Page last updated at 19:34 GMT, Tuesday, 8 December 2009

Homeless helping Stokes Croft archaeology dig

Turbo Island
The corner has some of Bristol's most notable graffiti

A team of homeless people are to begin excavating a derelict corner of Bristol which has been used by rough sleepers for more than 40 years.

"Turbo Island" in Stokes Croft is to be excavated in a project funded by the Council of British Archaeology.

Archaeologist Rachael Kiddey, who developed the scheme, said: "This project seeks to break down barriers."

Ms Kiddey and colleague John Schofield thought up the project after speaking to rough sleepers in the underpass.

Series of talks

Mr Schofield said a host of stories were attached to the traffic island including that it is the site of a bombed WWII building; that it was once a "Speaker's Corner"; and that it was "where pirates were hanged".

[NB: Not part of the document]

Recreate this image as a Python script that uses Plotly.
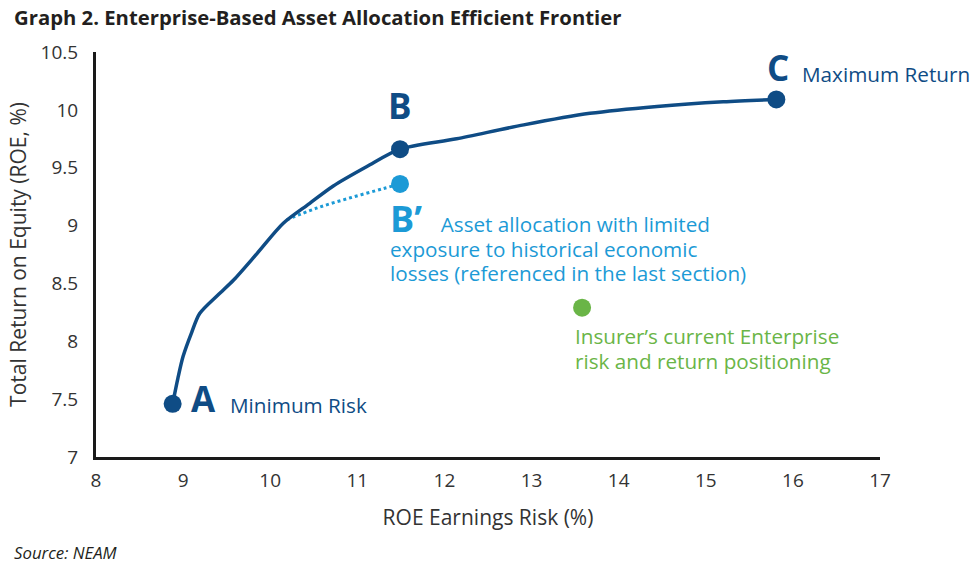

Using conventional archaeological methods to understand modern culture is both fascinating and socially relevant
Rachael Kiddey, urban archaeologist

He added: "It doesn't matter whether these stories of Turbo Island are true - we are more interested by how many people were keen to tell us its history.

"Places that matter to homeless people and those who have a marginalised existence in society are significant in their own right."

Ms Kiddey added: "Using conventional archaeological methods to understand modern culture is both fascinating and socially relevant."

Volunteers from the police and Bristol University student helpers will also take part in the project on the corner of Stokes Croft and Jamaica Street.

The results of the dig will be presented in talks and lectures in spring 2010, culminating in an exhibition in Stokes Croft.